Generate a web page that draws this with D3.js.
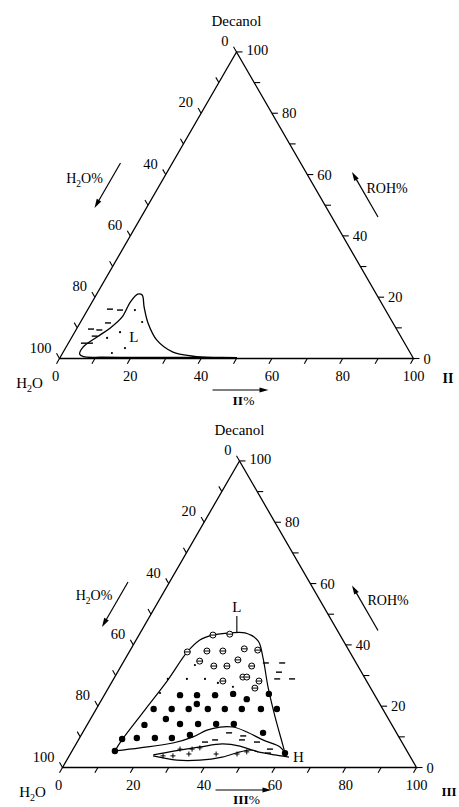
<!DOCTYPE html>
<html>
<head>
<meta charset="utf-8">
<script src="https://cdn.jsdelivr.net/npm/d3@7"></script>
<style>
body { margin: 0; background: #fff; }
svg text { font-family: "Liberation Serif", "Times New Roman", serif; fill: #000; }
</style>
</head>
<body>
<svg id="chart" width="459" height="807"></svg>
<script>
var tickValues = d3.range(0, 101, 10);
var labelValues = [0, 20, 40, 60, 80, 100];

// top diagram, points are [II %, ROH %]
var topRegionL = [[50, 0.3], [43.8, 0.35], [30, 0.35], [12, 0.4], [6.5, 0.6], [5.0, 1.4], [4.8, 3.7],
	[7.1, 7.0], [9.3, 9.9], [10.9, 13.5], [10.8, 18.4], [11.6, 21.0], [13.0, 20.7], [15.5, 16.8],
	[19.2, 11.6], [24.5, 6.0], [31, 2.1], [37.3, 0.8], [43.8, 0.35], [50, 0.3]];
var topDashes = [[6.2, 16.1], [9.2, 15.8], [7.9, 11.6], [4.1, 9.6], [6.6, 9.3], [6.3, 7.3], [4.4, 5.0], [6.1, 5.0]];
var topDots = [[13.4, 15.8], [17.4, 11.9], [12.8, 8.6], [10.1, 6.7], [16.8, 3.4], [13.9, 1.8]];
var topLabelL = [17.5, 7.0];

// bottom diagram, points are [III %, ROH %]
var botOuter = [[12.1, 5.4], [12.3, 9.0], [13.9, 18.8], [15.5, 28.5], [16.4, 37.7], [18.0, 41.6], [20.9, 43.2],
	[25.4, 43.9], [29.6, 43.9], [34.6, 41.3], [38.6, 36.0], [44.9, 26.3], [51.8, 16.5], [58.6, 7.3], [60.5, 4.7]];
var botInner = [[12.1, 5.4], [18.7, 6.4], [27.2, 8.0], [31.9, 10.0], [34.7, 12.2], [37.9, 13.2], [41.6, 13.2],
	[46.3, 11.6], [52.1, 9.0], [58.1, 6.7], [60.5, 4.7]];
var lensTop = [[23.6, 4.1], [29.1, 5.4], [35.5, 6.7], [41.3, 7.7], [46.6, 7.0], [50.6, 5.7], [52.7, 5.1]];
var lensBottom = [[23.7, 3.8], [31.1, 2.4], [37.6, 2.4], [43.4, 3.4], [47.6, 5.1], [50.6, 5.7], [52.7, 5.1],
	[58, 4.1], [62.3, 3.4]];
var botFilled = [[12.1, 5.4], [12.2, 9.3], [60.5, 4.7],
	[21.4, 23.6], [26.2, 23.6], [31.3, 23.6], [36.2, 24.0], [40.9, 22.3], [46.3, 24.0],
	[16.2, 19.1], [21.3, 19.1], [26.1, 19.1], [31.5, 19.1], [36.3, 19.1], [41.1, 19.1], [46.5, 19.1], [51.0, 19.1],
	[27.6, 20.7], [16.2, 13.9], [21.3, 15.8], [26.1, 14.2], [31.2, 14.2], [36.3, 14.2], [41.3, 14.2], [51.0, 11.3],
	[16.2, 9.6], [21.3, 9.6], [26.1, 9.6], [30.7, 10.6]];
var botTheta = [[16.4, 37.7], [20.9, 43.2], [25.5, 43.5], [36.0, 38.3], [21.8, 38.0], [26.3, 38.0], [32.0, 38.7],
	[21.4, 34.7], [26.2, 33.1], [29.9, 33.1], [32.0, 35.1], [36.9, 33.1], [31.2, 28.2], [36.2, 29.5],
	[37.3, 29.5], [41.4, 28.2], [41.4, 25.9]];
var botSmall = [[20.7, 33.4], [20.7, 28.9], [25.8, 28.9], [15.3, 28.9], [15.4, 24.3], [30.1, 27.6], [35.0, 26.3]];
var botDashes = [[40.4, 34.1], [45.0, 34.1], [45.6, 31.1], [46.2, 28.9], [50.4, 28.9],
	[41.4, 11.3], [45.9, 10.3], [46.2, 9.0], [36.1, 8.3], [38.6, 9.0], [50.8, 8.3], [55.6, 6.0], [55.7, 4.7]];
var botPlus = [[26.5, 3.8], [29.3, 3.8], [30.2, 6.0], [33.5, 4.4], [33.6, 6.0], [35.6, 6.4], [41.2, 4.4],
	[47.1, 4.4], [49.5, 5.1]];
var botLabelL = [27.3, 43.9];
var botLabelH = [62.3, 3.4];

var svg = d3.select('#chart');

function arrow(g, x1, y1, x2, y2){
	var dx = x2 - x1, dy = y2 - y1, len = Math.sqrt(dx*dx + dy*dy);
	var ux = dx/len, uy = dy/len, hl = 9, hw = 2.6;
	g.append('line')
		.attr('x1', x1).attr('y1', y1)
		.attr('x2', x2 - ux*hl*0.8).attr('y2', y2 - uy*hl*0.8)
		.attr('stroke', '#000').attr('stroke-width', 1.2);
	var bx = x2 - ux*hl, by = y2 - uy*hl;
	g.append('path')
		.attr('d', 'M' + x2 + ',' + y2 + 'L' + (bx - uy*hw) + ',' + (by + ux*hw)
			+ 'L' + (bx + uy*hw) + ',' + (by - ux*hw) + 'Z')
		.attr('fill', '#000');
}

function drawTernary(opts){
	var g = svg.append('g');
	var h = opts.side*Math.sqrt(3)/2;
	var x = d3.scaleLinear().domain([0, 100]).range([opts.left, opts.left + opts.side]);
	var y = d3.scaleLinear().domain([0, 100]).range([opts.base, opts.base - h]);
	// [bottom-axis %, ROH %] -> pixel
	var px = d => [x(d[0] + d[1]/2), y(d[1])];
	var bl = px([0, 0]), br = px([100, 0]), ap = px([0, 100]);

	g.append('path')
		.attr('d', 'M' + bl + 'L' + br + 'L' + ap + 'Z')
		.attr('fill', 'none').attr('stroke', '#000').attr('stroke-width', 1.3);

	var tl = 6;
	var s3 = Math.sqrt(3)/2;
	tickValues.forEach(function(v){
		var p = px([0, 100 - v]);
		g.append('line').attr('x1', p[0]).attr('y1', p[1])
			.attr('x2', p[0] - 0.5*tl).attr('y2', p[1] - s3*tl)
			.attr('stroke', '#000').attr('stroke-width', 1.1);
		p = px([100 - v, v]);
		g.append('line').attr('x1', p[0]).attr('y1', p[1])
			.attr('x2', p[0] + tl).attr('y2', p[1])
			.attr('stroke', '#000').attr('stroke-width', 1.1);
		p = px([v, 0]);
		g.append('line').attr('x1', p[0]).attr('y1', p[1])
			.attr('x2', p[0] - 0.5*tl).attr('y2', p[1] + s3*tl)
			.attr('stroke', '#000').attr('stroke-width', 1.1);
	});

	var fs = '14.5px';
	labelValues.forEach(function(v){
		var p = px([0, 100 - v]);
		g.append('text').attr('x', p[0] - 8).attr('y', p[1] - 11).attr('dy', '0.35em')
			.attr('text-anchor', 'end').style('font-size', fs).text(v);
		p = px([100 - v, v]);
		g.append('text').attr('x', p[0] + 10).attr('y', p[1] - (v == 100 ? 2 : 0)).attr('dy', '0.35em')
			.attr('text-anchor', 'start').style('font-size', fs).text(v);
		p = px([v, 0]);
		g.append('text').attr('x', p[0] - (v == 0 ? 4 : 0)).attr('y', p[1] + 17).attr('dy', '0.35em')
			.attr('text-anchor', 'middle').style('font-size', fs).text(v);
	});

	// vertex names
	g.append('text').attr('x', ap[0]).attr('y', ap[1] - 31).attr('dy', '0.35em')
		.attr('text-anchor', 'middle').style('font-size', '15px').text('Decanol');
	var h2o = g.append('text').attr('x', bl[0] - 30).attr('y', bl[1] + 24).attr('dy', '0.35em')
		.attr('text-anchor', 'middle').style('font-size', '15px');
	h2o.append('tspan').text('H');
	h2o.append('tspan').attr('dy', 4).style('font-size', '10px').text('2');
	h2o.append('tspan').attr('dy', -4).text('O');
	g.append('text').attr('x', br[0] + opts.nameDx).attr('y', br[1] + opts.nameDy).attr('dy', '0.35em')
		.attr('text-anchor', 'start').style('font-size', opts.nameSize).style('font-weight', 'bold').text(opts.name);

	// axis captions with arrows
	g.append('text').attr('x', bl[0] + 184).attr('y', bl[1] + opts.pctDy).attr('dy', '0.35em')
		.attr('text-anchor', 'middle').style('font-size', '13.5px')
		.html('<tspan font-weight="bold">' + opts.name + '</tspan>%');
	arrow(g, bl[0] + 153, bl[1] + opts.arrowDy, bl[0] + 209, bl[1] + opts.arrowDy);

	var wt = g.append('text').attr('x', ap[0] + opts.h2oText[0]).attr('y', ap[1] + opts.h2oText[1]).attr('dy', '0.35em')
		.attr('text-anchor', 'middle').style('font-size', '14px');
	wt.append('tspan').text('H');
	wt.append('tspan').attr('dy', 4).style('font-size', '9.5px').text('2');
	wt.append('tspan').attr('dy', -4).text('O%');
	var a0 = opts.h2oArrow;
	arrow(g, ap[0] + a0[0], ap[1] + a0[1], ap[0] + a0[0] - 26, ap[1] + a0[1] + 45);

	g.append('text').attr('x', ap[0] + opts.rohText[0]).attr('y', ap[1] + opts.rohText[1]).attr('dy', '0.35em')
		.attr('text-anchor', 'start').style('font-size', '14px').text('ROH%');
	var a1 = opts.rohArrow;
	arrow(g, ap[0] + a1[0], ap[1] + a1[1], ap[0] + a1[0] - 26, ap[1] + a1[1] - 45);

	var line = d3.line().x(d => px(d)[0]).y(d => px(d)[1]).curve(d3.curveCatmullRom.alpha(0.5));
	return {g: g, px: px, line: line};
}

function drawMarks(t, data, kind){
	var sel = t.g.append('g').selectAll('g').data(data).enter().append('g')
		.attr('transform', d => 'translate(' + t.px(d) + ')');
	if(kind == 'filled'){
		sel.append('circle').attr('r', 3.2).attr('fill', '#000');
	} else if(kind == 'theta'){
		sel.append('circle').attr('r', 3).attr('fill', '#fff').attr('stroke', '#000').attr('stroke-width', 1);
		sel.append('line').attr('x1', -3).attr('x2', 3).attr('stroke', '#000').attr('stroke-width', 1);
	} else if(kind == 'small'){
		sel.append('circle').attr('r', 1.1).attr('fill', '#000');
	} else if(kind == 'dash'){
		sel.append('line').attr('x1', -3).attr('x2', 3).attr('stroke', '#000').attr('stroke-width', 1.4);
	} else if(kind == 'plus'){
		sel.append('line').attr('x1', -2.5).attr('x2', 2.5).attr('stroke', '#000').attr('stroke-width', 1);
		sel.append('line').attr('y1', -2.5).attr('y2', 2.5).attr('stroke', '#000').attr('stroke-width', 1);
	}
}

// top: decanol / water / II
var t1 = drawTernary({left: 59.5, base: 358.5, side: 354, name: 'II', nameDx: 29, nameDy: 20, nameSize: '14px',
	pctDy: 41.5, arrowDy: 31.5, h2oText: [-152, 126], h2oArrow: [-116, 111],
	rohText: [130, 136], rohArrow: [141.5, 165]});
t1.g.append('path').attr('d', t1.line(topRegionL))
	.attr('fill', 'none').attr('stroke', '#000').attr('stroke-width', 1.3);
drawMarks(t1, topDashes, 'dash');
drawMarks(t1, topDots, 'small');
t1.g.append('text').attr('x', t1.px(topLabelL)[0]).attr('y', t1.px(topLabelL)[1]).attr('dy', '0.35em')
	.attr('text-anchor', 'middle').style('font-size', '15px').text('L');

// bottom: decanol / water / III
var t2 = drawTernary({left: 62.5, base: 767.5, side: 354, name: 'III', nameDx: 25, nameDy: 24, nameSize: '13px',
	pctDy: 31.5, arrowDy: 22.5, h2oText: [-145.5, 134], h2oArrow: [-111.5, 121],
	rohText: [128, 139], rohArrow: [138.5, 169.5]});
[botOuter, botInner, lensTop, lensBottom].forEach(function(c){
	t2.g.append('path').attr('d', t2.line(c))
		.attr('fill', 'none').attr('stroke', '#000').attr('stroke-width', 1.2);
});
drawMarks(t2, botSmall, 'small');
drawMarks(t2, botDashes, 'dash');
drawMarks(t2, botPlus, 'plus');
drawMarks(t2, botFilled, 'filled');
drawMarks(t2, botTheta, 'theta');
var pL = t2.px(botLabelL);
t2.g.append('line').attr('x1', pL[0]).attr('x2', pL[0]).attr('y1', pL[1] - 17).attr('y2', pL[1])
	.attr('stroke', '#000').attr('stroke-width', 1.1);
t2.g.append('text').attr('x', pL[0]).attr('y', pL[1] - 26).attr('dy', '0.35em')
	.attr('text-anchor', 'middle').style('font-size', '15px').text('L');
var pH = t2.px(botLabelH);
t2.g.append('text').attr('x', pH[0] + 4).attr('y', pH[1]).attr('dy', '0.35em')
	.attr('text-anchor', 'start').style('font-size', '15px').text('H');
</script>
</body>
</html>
————
Written problem » From the first line above to the line containing "var topLabelL = [17.5, 7.0];", repeat each line exactly. Pictures stay out.

Task answer »
Generate a web page that draws this with D3.js.
<!DOCTYPE html>
<html>
<head>
<meta charset="utf-8">
<script src="https://cdn.jsdelivr.net/npm/d3@7"></script>
<style>
body { margin: 0; background: #fff; }
svg text { font-family: "Liberation Serif", "Times New Roman", serif; fill: #000; }
</style>
</head>
<body>
<svg id="chart" width="459" height="807"></svg>
<script>
var tickValues = d3.range(0, 101, 10);
var labelValues = [0, 20, 40, 60, 80, 100];

// top diagram, points are [II %, ROH %]
var topRegionL = [[50, 0.3], [43.8, 0.35], [30, 0.35], [12, 0.4], [6.5, 0.6], [5.0, 1.4], [4.8, 3.7],
	[7.1, 7.0], [9.3, 9.9], [10.9, 13.5], [10.8, 18.4], [11.6, 21.0], [13.0, 20.7], [15.5, 16.8],
	[19.2, 11.6], [24.5, 6.0], [31, 2.1], [37.3, 0.8], [43.8, 0.35], [50, 0.3]];
var topDashes = [[6.2, 16.1], [9.2, 15.8], [7.9, 11.6], [4.1, 9.6], [6.6, 9.3], [6.3, 7.3], [4.4, 5.0], [6.1, 5.0]];
var topDots = [[13.4, 15.8], [17.4, 11.9], [12.8, 8.6], [10.1, 6.7], [16.8, 3.4], [13.9, 1.8]];
var topLabelL = [17.5, 7.0];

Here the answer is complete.